Laron Scott

No. 34
- Position:: Defensive back / kick returner

Personal information
- Born:: July 12, 1987 (age 37) Warner Robins, Georgia, U.S.
- Height:: 5 ft 9 in (1.75 m)
- Weight:: 184 lb (83 kg)

Career information
- High school:: Warner Robins (GA)
- College:: Georgia Southern
- Undrafted:: 2012

Career history
- New Orleans Saints (2012)*; New York Giants (2012−2013)*; Montreal Alouettes (2014); Los Angeles KISS (2015–2016);
- * Offseason and/or practice squad member only

Career Arena League statistics
- Tackles:: 23
- Pass breakups:: 4
- Forced fumbles:: 1
- Interceptions:: 1
- Total TDs:: 2
- Stats at Pro Football Reference

= Laron Scott =

American football player (born 1987)

Laron Scott (born July 12, 1987) is an American former professional football cornerback.
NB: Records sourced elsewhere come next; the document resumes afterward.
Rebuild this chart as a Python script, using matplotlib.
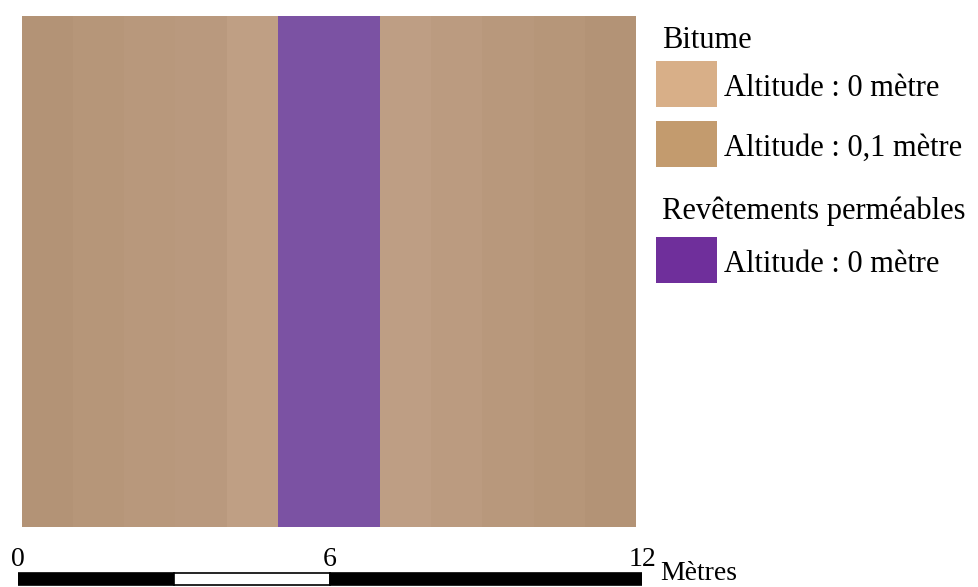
import numpy as np
import matplotlib
matplotlib.use("Agg")
import matplotlib.pyplot as plt
from matplotlib.colors import LinearSegmentedColormap
from matplotlib.patches import Rectangle

# ---- data ----
column_surface = ["Bitume"] * 5 + ["Revêtements perméables"] * 2 + ["Bitume"] * 5
column_altitude = [0.10, 0.08, 0.065, 0.05, 0.01, 0.0, 0.0, 0.015, 0.04, 0.06, 0.08, 0.10]
map_width_m = 12
map_height_m = 10
scale_ticks = [0, 6, 12]
scale_segments = [(0, 3, "black"), (3, 6, "white"), (6, 12, "black")]
scale_unit = "Mètres"
legend_groups = [
    ("Bitume", [("Altitude : 0 mètre", "#D8AF88"), ("Altitude : 0,1 mètre", "#C39B6E")]),
    ("Revêtements perméables", [("Altitude : 0 mètre", "#6F2F9B")]),
]

FONT = "Liberation Serif"
W, H = 979, 587
fig = plt.figure(figsize=(W / 100, H / 100), dpi=100)

def px_axes(x0, y0, x1, y1):
    return fig.add_axes([x0 / W, 1 - y1 / H, (x1 - x0) / W, (y1 - y0) / H])

# ---- map ----
ax = px_axes(22, 16, 636, 527)
alt = np.array(column_altitude, dtype=float)
is_bit = np.array([s == "Bitume" for s in column_surface])
xe = np.arange(map_width_m + 1)
ye = np.array([0, map_height_m])
cmap_bit = LinearSegmentedColormap.from_list("bit", ["#C0A086", "#B39376"])
ax.pcolormesh(xe, ye, np.ma.masked_where(~is_bit, alt)[None, :], cmap=cmap_bit,
              vmin=0, vmax=0.1, shading="flat")
cmap_perm = LinearSegmentedColormap.from_list("perm", ["#7B52A3", "#7B52A3"])
ax.pcolormesh(xe, ye, np.ma.masked_where(is_bit, alt)[None, :], cmap=cmap_perm,
              vmin=0, vmax=0.1, shading="flat")
ax.set_xlim(0, map_width_m)
ax.set_ylim(0, map_height_m)
ax.axis("off")

# ---- scale bar ----
sb = px_axes(18, 540, 642, 587)
sb.set_xlim(0, 12)
sb.set_ylim(587, 540)
for a, b, c in scale_segments:
    sb.add_patch(Rectangle((a, 573), b - a, 12, facecolor=c, edgecolor="black", lw=1.2))
for t in scale_ticks:
    sb.text(t, 566, str(t), ha="center", va="baseline", fontsize=20, family=FONT)
sb.axis("off")
fig.text(660 / W, 1 - 580 / H, scale_unit, ha="left", va="baseline", fontsize=20, family=FONT)

# ---- legend ----
lg = px_axes(640, 0, 979, 320)
lg.set_xlim(640, 979)
lg.set_ylim(320, 0)
lg.axis("off")
title_baselines = [48, 219]
patch_tops = [[61, 121], [237]]
for (title, items), tb, tops in zip(legend_groups, title_baselines, patch_tops):
    lg.text(662, tb, title, ha="left", va="baseline", fontsize=22, family=FONT)
    for (label, col), top in zip(items, tops):
        lg.add_patch(Rectangle((656, top), 61, 46, facecolor=col, edgecolor="none"))
        lg.text(724, top + 35, label, ha="left", va="baseline", fontsize=22, family=FONT)

fig.savefig("out.png", dpi=100)
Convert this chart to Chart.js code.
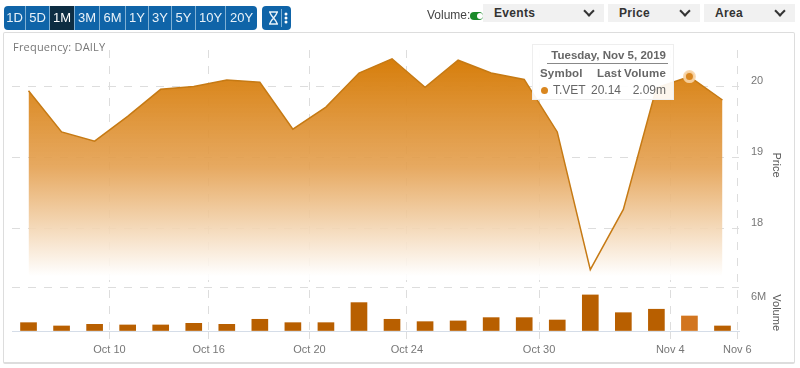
<!DOCTYPE html>
<html lang="en">
<head>
  <meta charset="UTF-8">
  <title>T.VET 1M</title>
  <script src="https://cdn.jsdelivr.net/npm/chart.js"></script>
  <style>
    html, body { margin: 0; padding: 0; background: #fff; overflow: hidden; }
    body { width: 800px; height: 368px; position: relative; font-family: "Liberation Sans", Arial, sans-serif; }
    #frame { position: absolute; left: 3px; top: 32px; width: 790px; height: 329px; border: 1px solid #ddd; border-bottom-width: 2px; border-radius: 2px; }
    canvas { position: absolute; left: 0; top: 0; }
    #freq { position: absolute; left: 13px; top: 39px; font: 11px "Open Sans", sans-serif; color: #777; letter-spacing: .2px; }
    .btns { position: absolute; top: 6px; height: 24px; background: #0f64a8; border-radius: 4px; overflow: hidden; }
    .btns span { position: absolute; top: 0; height: 24px; line-height: 24px; text-align: center; color: #e8f1f8; font-size: 13px; border-right: 1px solid #7fb0d4; box-sizing: border-box; }
    .btns span.on { background: #0d2d42; color: #fff; }
    .btns span:last-child { border-right: 0; }
    #volLabel { position: absolute; left: 427px; top: 8px; font-size: 12px; color: #444; }
    #toggle { position: absolute; left: 470px; top: 12px; width: 13px; height: 8px; background: #1a8a2a; border-radius: 4px; }
    #toggle i { position: absolute; right: 0; top: 1px; width: 6px; height: 6px; background: #fff; border-radius: 3px; }
    .drop { position: absolute; top: 4px; height: 18px; line-height: 18px; background: #f1f1f1; font-size: 12px; font-weight: bold; color: #333; letter-spacing: .3px; box-sizing: border-box; padding-left: 11px; }
    .drop i { position: absolute; right: 11px; top: 3px; width: 6px; height: 6px; border-right: 2px solid #333; border-bottom: 2px solid #333; transform: rotate(45deg); }
    #tip { position: absolute; left: 532px; top: 44px; width: 142px; height: 56px; box-sizing: border-box; background: rgba(255,255,255,.92); border: 1px solid #eee; font-size: 11.5px; color: #666; }
    #tip div { position: absolute; white-space: nowrap; }
    #tipDate { right: 5px; top: 4px; font-weight: bold; border-bottom: 1px solid #888; padding: 0 2px 2px 4px; }
    #tip .h { font-weight: bold; top: 22px; letter-spacing: .2px; }
    #tip .v { top: 38px; font-size: 12px; }
    #tipDot { left: 8px; top: 42px; width: 7px; height: 7px; border-radius: 50%; background: #d9861f; }
  </style>
</head>
<body>
  <div id="frame"></div>
  <canvas id="priceChart" width="800" height="368"></canvas>
  <div id="freq">Frequency: DAILY</div>

  <div class="btns" id="ranges" style="left:4px;width:253px"></div>
  <div class="btns" style="left:262px;width:29px">
    <svg width="20" height="24" style="position:absolute;left:2px;top:0" fill="none" stroke="#e8f1f8" stroke-width="1.4">
      <path d="M5 6h9M5 18h9M6 6c0 4 7 8 7 12M13 6c0 4-7 8-7 12"/>
    </svg>
    <svg width="9" height="24" style="position:absolute;left:19px;top:0">
      <line x1="0.5" y1="3" x2="0.5" y2="21" stroke="#7fb0d4"/>
      <circle cx="5" cy="8" r="1.5" fill="#fff"/><circle cx="5" cy="12" r="1.5" fill="#fff"/><circle cx="5" cy="16" r="1.5" fill="#fff"/>
    </svg>
  </div>

  <div id="volLabel">Volume:</div>
  <div id="toggle"><i></i></div>
  <div class="drop" style="left:483px;width:121px">Events<i></i></div>
  <div class="drop" style="left:608px;width:92px">Price<i></i></div>
  <div class="drop" style="left:704px;width:91px">Area<i></i></div>

  <div id="tip">
    <div id="tipDate"></div>
    <div class="h" style="left:7px">Symbol</div>
    <div class="h" style="left:64px">Last</div>
    <div class="h" style="right:7px">Volume</div>
    <div id="tipDot"></div>
    <div class="v" id="tipSym" style="left:20px"></div>
    <div class="v" id="tipLast" style="left:58px"></div>
    <div class="v" id="tipVol" style="right:7px"></div>
  </div>

  <script>
    const ranges = ['1D', '5D', '1M', '3M', '6M', '1Y', '3Y', '5Y', '10Y', '20Y'];
    const rangeWidths = [22, 24, 25, 25, 26, 23, 23, 24, 30, 31];

    const dates = ['Oct 7', 'Oct 8', 'Oct 9', 'Oct 10', 'Oct 11', 'Oct 15', 'Oct 16', 'Oct 17', 'Oct 18', 'Oct 21', 'Oct 22',
      'Oct 23', 'Oct 24', 'Oct 25', 'Oct 28', 'Oct 29', 'Oct 30', 'Oct 31', 'Nov 1', 'Nov 4', 'Nov 5', 'Nov 6'];
    const price = [19.94, 19.36, 19.23, 19.58, 19.96, 20.0, 20.09, 20.06, 19.4, 19.71, 20.19,
      20.39, 19.99, 20.37, 20.19, 20.1, 19.36, 17.42, 18.27, 19.98, 20.14, 19.81];
    const volume = [1.16, 0.7, 0.93, 0.84, 0.84, 1.07, 0.93, 1.63, 1.16, 1.16, 3.95,
      1.63, 1.3, 1.4, 1.86, 1.86, 1.53, 5.02, 2.55, 3.03, 2.09, 0.7];

    const xTickSpots = [2.45, 5.45, 8.5, 11.45, 15.45, 19.42, 21.45];
    const xTickLabels = ['Oct 10', 'Oct 16', 'Oct 20', 'Oct 24', 'Oct 30', 'Nov 4', 'Nov 6'];
    const priceTicks = [18, 19, 20];
    const volumeTicks = [0, 6];
    const hoverIndex = 20;

    // toolbar + tooltip text
    let left = 0;
    ranges.forEach((r, i) => {
      const s = document.createElement('span');
      s.textContent = r;
      s.style.left = left + 'px';
      s.style.width = rangeWidths[i] + 'px';
      if (r === '1M') s.className = 'on';
      document.getElementById('ranges').appendChild(s);
      left += rangeWidths[i];
    });
    document.getElementById('tipDate').textContent = 'Tuesday, Nov 5, 2019';
    document.getElementById('tipSym').textContent = 'T.VET';
    document.getElementById('tipLast').textContent = price[hoverIndex].toFixed(2);
    document.getElementById('tipVol').textContent = volume[hoverIndex].toFixed(2) + 'm';

    const tickFont = { family: '"Liberation Sans", Arial, sans-serif', size: 11 };

    function areaFill(ctx) {
      const area = ctx.chart.chartArea;
      if (!area) return '#d9820f';
      const s = ctx.chart.scales.yPrice;
      const g = ctx.chart.ctx.createLinearGradient(0, s.getPixelForValue(20.4), 0, s.bottom - 4);
      g.addColorStop(0, 'rgba(214,125,10,1)');
      g.addColorStop(0.5, 'rgba(228,160,80,0.9)');
      g.addColorStop(1, 'rgba(255,255,255,0.9)');
      return g;
    }

    new Chart(document.getElementById('priceChart').getContext('2d'), {
      type: 'bar',
      data: {
        labels: dates,
        datasets: [{
          type: 'line',
          label: 'Price',
          yAxisID: 'yPrice',
          data: price.map((v, i) => ({ x: i, y: v })),
          borderColor: '#c67a14',
          borderWidth: 1.5,
          backgroundColor: areaFill,
          fill: 'start',
          tension: 0,
          pointRadius: (c) => (c.dataIndex === hoverIndex ? 5 : 0),
          pointBackgroundColor: '#d9861f',
          pointBorderColor: 'rgba(248,214,170,0.9)',
          pointBorderWidth: 3
        }, {
          type: 'bar',
          label: 'Volume',
          yAxisID: 'yVolume',
          data: volume.map((v, i) => ({ x: i, y: v })),
          backgroundColor: (c) => (c.dataIndex === hoverIndex ? '#d2751f' : '#b85f00'),
          barThickness: 16
        }]
      },
      options: {
        responsive: false,
        animation: false,
        layout: { autoPadding: false, padding: { left: 12, top: 50, right: 17, bottom: 0 } },
        plugins: { legend: { display: false }, tooltip: { enabled: false } },
        scales: {
          x: {
            type: 'linear',
            offset: false,
            min: -0.5,
            max: 21.5,
            afterBuildTicks: (s) => { s.ticks = xTickSpots.map((v) => ({ value: v })); },
            afterFit: (s) => { s.height = 37; },
            grid: { offset: false, color: '#ddd', tickLength: 8, tickColor: '#ddd' },
            border: { display: true, color: '#d5dde8', dash: [8, 8] },
            ticks: {
              autoSkip: false,
              maxRotation: 0,
              color: '#777',
              font: tickFont,
              padding: 4,
              callback: (v) => xTickLabels[xTickSpots.indexOf(v)]
            }
          },
          yPrice: {
            position: 'right',
            stack: 'right',
            stackWeight: 230,
            min: 17.275,
            max: 20.514,
            afterBuildTicks: (s) => { s.ticks = priceTicks.map((v) => ({ value: v })); },
            afterFit: (s) => { s.width = 44; },
            grid: { color: '#ddd', drawTicks: false },
            border: { display: false, dash: [8, 8] },
            ticks: { color: '#777', font: tickFont, padding: 12, labelOffset: -6 },
            title: { display: true, text: 'Price', color: '#555', font: tickFont, padding: 0 }
          },
          yVolume: {
            position: 'right',
            stack: 'right',
            stackWeight: 51,
            min: 0,
            max: 7.1,
            afterBuildTicks: (s) => { s.ticks = volumeTicks.map((v) => ({ value: v })); },
            afterFit: (s) => { s.width = 44; },
            grid: {
              color: (c) => (c.tick.value === 0 ? 'rgba(0,0,0,0)' : '#ddd'),
              drawTicks: false
            },
            border: { display: false, dash: [8, 8] },
            ticks: {
              color: '#777',
              font: tickFont,
              padding: 12,
              labelOffset: 9,
              callback: (v) => (v === 0 ? '' : v + 'M')
            },
            title: { display: true, text: 'Volume', color: '#555', font: tickFont, padding: 0, align: 'start' }
          }
        }
      }
    });
  </script>
</body>
</html>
He began his pro career as an undrafted free agent with the New York Giants.

==Professional career==
===New York Giants===
Scott signed a one-year, $2.99 million contract with the Giants on August 16, 2012. On August 11, 2012, he made his preseason debut against the New England Patriots and made his first NFL interception in the fourth quarter with 16 seconds to go. On August 25, 2013, he was waived by the Giants and subsequently placed on season-ending injured reserve.

===Los Angeles KISS===
Scott was assigned to the Los Angeles KISS of the Arena Football League on March 5, 2015. On November 4, 2015, the KISS picked up Scott's rookie option for 2016.